Excerpt from a dataset
──────────

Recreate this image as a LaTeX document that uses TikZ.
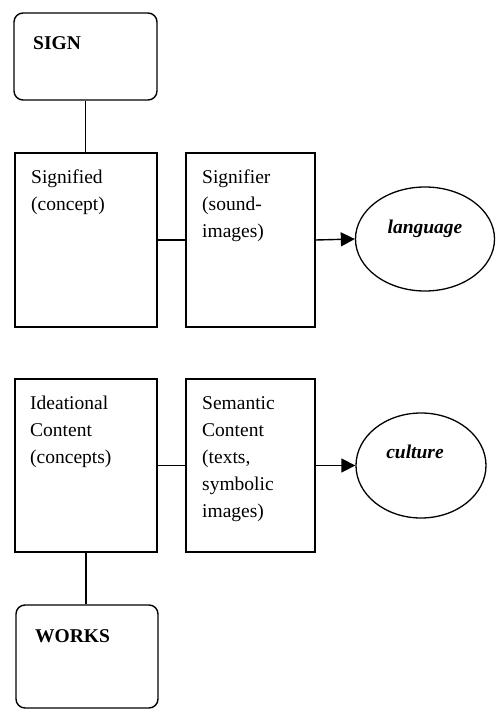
\documentclass[tikz,border=0pt]{standalone}
\usepackage{fontspec}
\setmainfont{Liberation Serif}
\usetikzlibrary{arrows.meta,shapes.geometric}
\tikzset{
  box/.style={draw,line width=1.4pt,rectangle,inner sep=0pt},
  rbox/.style={box,rounded corners=9pt},
  oval/.style={draw,line width=1.3pt,ellipse,inner sep=0pt},
  txt/.style={anchor=north west,inner sep=0pt,align=left,
    font=\fontsize{19.5pt}{27pt}\selectfont},
  btxt/.style={anchor=base west,inner sep=0pt,
    font=\fontsize{19.5pt}{27pt}\selectfont\bfseries},
  itxt/.style={anchor=base,inner sep=0pt,
    font=\fontsize{19.5pt}{27pt}\selectfont\bfseries\itshape},
  link/.style={line width=1.4pt},
  arr/.style={line width=1.4pt,-{Triangle[length=14pt,width=14pt]}}
}
\newcommand{\firstline}{\rule{0pt}{16pt}}
\begin{document}
\begin{tikzpicture}[x=1pt,y=-1pt]
\useasboundingbox (0,0) rectangle (495,709);
% top half
\node[rbox,minimum width=143pt,minimum height=87pt] (sign) at (85.5,56.5) {};
\node[box,minimum width=142pt,minimum height=174pt] (sd) at (86,240) {};
\node[box,minimum width=129pt,minimum height=174pt] (sr) at (250.5,240) {};
\node[oval,minimum width=139pt,minimum height=104pt] (lang) at (425,239) {};
\node[btxt] (signT) at (33,49) {SIGN};
\node[txt] (sdT) at (31,167) {\firstline Signified\\(concept)};
\node[txt] (srT) at (202,167) {\firstline Signifier\\(sound-\\images)};
\node[itxt] (langT) at (425,233) {language};
\draw[link] (sign.south) -- (sign.south |- sd.north);
\draw[link] (sd.east) -- (sr.west);
\draw[arr] (sr.east) -- (lang.west);
% bottom half
\node[box,minimum width=142pt,minimum height=173pt] (id) at (86,465.5) {};
\node[box,minimum width=129pt,minimum height=173pt] (sc) at (250.5,465.5) {};
\node[oval,minimum width=130pt,minimum height=105pt] (cult) at (421,465.5) {};
\node[rbox,minimum width=142pt,minimum height=103pt] (works) at (87,656.5) {};
\node[txt] (idT) at (30,393) {\firstline Ideational\\Content\\(concepts)};
\node[txt] (scT) at (202,393) {\firstline Semantic\\Content\\(texts,\\symbolic\\images)};
\node[itxt] (cultT) at (415,458) {culture};
\node[btxt] (worksT) at (35,642) {WORKS};
\draw[link] (id.east) -- (sc.west);
\draw[arr] (sc.east) -- (cult.west);
\draw[link] (id.south) -- (id.south |- works.north);
\end{tikzpicture}
\end{document}
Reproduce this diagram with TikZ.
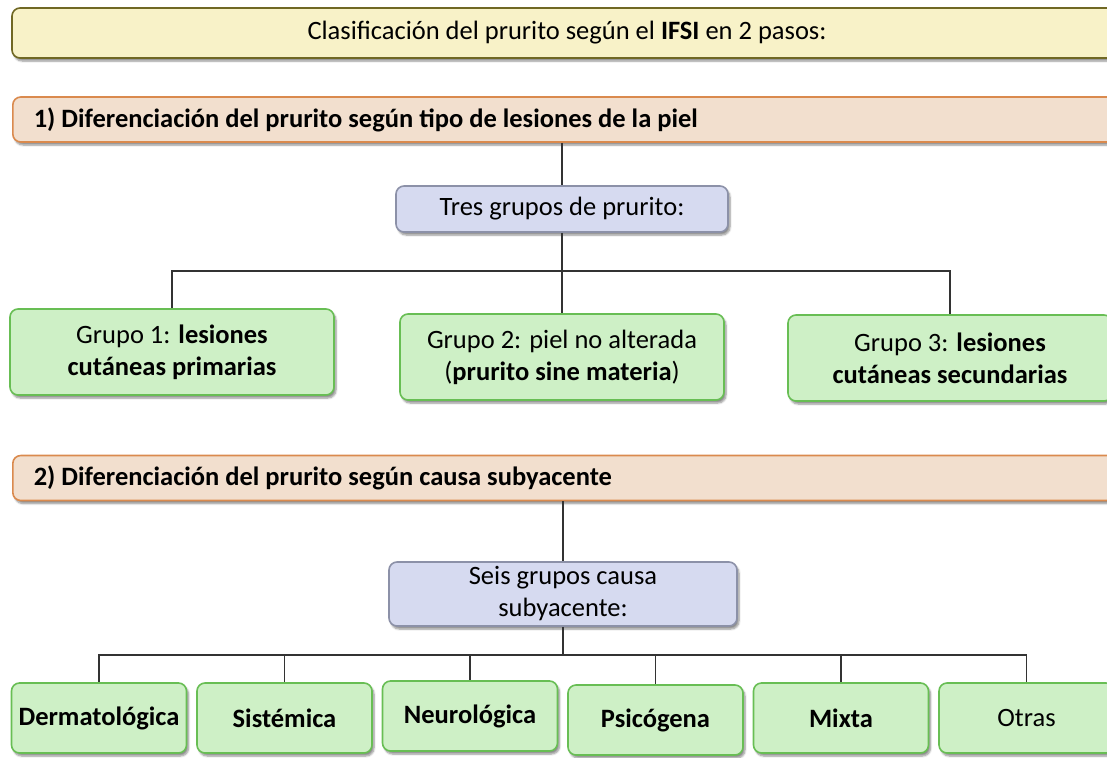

──────────

Reproduce the listing word for word and omit its pictures.

Recreate this image as a LaTeX document that uses TikZ.
\documentclass[tikz,border=0pt]{standalone}
\usepackage{fontspec}
\setmainfont{Liberation Serif}
\usetikzlibrary{arrows.meta,shapes.geometric}
\tikzset{
  box/.style={draw,line width=1.4pt,rectangle,inner sep=0pt},
  rbox/.style={box,rounded corners=9pt},
  oval/.style={draw,line width=1.3pt,ellipse,inner sep=0pt},
  txt/.style={anchor=north west,inner sep=0pt,align=left,
    font=\fontsize{19.5pt}{27pt}\selectfont},
  btxt/.style={anchor=base west,inner sep=0pt,
    font=\fontsize{19.5pt}{27pt}\selectfont\bfseries},
  itxt/.style={anchor=base,inner sep=0pt,
    font=\fontsize{19.5pt}{27pt}\selectfont\bfseries\itshape},
  link/.style={line width=1.4pt},
  arr/.style={line width=1.4pt,-{Triangle[length=14pt,width=14pt]}}
}
\newcommand{\firstline}{\rule{0pt}{16pt}}
\begin{document}
\begin{tikzpicture}[x=1pt,y=-1pt]
\useasboundingbox (0,0) rectangle (495,709);
% top half
\node[rbox,minimum width=143pt,minimum height=87pt] (sign) at (85.5,56.5) {};
\node[box,minimum width=142pt,minimum height=174pt] (sd) at (86,240) {};
\node[box,minimum width=129pt,minimum height=174pt] (sr) at (250.5,240) {};
\node[oval,minimum width=139pt,minimum height=104pt] (lang) at (425,239) {};
\node[btxt] (signT) at (33,49) {SIGN};
\node[txt] (sdT) at (31,167) {\firstline Signified\\(concept)};
\node[txt] (srT) at (202,167) {\firstline Signifier\\(sound-\\images)};
\node[itxt] (langT) at (425,233) {language};
\draw[link] (sign.south) -- (sign.south |- sd.north);
\draw[link] (sd.east) -- (sr.west);
\draw[arr] (sr.east) -- (lang.west);
% bottom half
\node[box,minimum width=142pt,minimum height=173pt] (id) at (86,465.5) {};
\node[box,minimum width=129pt,minimum height=173pt] (sc) at (250.5,465.5) {};
\node[oval,minimum width=130pt,minimum height=105pt] (cult) at (421,465.5) {};
\node[rbox,minimum width=142pt,minimum height=103pt] (works) at (87,656.5) {};
\node[txt] (idT) at (30,393) {\firstline Ideational\\Content\\(concepts)};
\node[txt] (scT) at (202,393) {\firstline Semantic\\Content\\(texts,\\symbolic\\images)};
\node[itxt] (cultT) at (415,458) {culture};
\node[btxt] (worksT) at (35,642) {WORKS};
\draw[link] (id.east) -- (sc.west);
\draw[arr] (sc.east) -- (cult.west);
\draw[link] (id.south) -- (id.south |- works.north);
\end{tikzpicture}
\end{document}
Reproduce this diagram with TikZ.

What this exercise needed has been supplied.